• _Given material_:
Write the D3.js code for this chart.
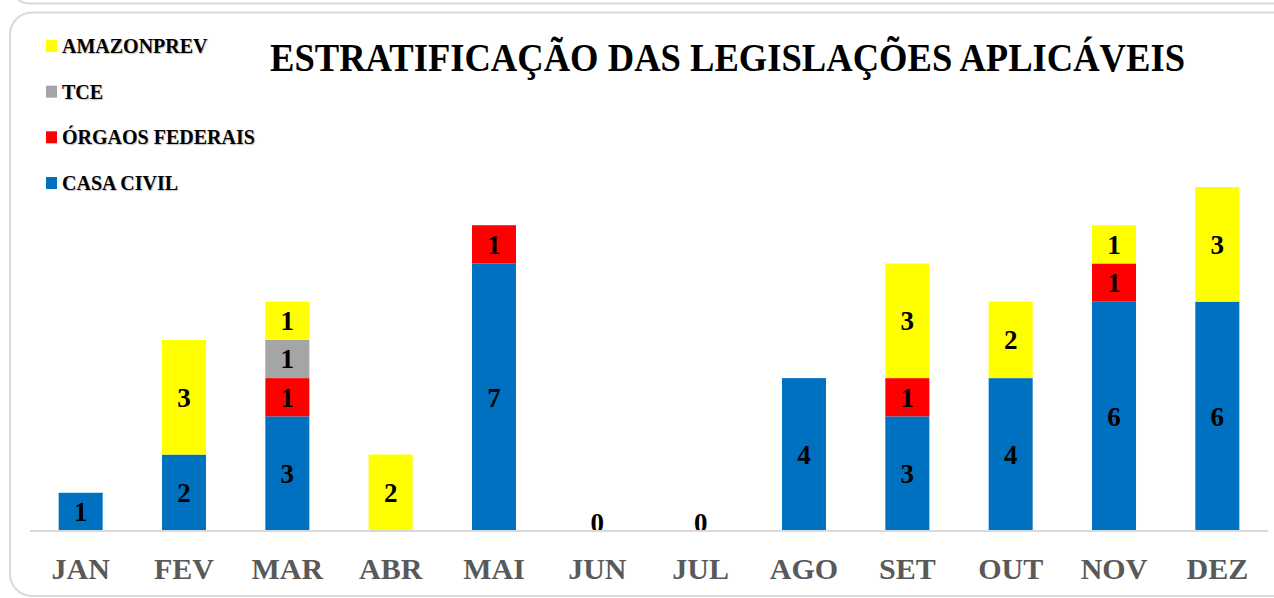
<!DOCTYPE html>
<html>
<head>
<meta charset="utf-8">
<script src="https://cdn.jsdelivr.net/npm/d3@7"></script>
<style>
  html, body { margin: 0; padding: 0; background: #fff; }
  svg { display: block; }
  text { font-family: "Liberation Serif", "Times New Roman", serif; }
</style>
</head>
<body>
<svg id="chart" width="1274" height="598"></svg>
<script>
const months = ["JAN","FEV","MAR","ABR","MAI","JUN","JUL","AGO","SET","OUT","NOV","DEZ"];
const casaCivil      = [1,2,3,0,7,0,0,4,3,4,6,6];
const orgaosFederais = [0,0,1,0,1,0,0,0,1,0,1,0];
const tce            = [0,0,1,0,0,0,0,0,0,0,0,0];
const amazonprev     = [0,3,1,2,0,0,0,0,3,2,1,3];
const seriesNames  = ["CASA CIVIL","ÓRGAOS FEDERAIS","TCE","AMAZONPREV"];
const seriesColors = ["#0070C0","#FF0000","#A5A5A5","#FFFF00"];
const title = "ESTRATIFICAÇÃO DAS LEGISLAÇÕES APLICÁVEIS";

const svg = d3.select("#chart");

// frames
svg.append("rect").attr("x", 10).attr("y", -100).attr("width", 1400).attr("height", 103.5)
  .attr("rx", 20).attr("fill", "none").attr("stroke", "#d9d9d9").attr("stroke-width", 2);
svg.append("rect").attr("x", 10).attr("y", 12.5).attr("width", 1400).attr("height", 583.5)
  .attr("rx", 22).attr("fill", "#fff").attr("stroke", "#d9d9d9").attr("stroke-width", 2);

const rows = months.map((m, i) => ({
  month: m,
  "CASA CIVIL": casaCivil[i],
  "ÓRGAOS FEDERAIS": orgaosFederais[i],
  "TCE": tce[i],
  "AMAZONPREV": amazonprev[i]
}));

const x = d3.scaleBand().domain(months).range([29, 1269]).paddingInner(0.574).paddingOuter(0.287);
const y = d3.scaleLinear().domain([0, 9]).range([531, 187]);
const color = d3.scaleOrdinal().domain(seriesNames).range(seriesColors);

const stacked = d3.stack().keys(seriesNames)(rows);

const g = svg.append("g");
stacked.forEach(layer => {
  const key = layer.key;
  g.selectAll(null).data(layer.filter(d => d[1] - d[0] > 0)).enter()
    .append("rect")
    .attr("x", d => x(d.data.month))
    .attr("width", x.bandwidth())
    .attr("y", d => y(d[1]))
    .attr("height", d => y(d[0]) - y(d[1]))
    .attr("fill", color(key));
});

// segment labels
stacked.forEach(layer => {
  g.selectAll(null).data(layer.filter(d => d[1] - d[0] > 0)).enter()
    .append("text")
    .attr("x", d => x(d.data.month) + x.bandwidth() / 2)
    .attr("y", d => (y(d[0]) + y(d[1])) / 2)
    .attr("dy", "0.35em")
    .attr("text-anchor", "middle")
    .attr("font-size", 27)
    .attr("font-weight", "bold")
    .attr("fill", "#000")
    .text(d => d[1] - d[0]);
});

// zero labels
rows.forEach((r, i) => {
  const total = casaCivil[i] + orgaosFederais[i] + tce[i] + amazonprev[i];
  if (total === 0) {
    g.append("text")
      .attr("x", x(r.month) + x.bandwidth() / 2)
      .attr("y", y(0) - 8)
      .attr("dy", "0.35em")
      .attr("text-anchor", "middle")
      .attr("font-size", 27)
      .attr("font-weight", "bold")
      .attr("fill", "#000")
      .text("0");
  }
});

// x axis
const xAxis = svg.append("g").attr("transform", `translate(0,${y(0)})`)
  .call(d3.axisBottom(x).tickSize(0).tickPadding(27));
xAxis.select(".domain").attr("stroke", "#d9d9d9").attr("stroke-width", 2)
  .attr("d", "M30,0H1268");
xAxis.selectAll(".tick text")
  .attr("font-family", "'Liberation Serif', 'Times New Roman', serif")
  .attr("font-size", 30).attr("font-weight", "bold").attr("fill", "#595959");

// title
svg.append("text")
  .attr("x", 727.5).attr("y", 71)
  .attr("text-anchor", "middle")
  .attr("font-size", 40).attr("font-weight", "bold").attr("fill", "#000")
  .attr("textLength", 915).attr("lengthAdjust", "spacingAndGlyphs")
  .text(title);

// legend
const legendOrder = ["AMAZONPREV","TCE","ÓRGAOS FEDERAIS","CASA CIVIL"];
const legendY = d3.scalePoint().domain(legendOrder).range([46, 183]);
const lg = svg.append("g");
legendOrder.forEach(name => {
  const cy = legendY(name);
  lg.append("rect").attr("x", 46).attr("y", cy - 6).attr("width", 11).attr("height", 12)
    .attr("fill", color(name));
  lg.append("text").attr("x", 62).attr("y", cy + 7)
    .attr("font-size", 20).attr("font-weight", "bold").attr("fill", "#000")
    .style("text-shadow", "1px 1px 1px rgba(0,0,0,0.25)")
    .text(name);
});
</script>
</body>
</html>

• _Aim of the exercise_: State the count of lines in the data holding the word "chart", adding nothing to it.

• _Answer for the task_: 3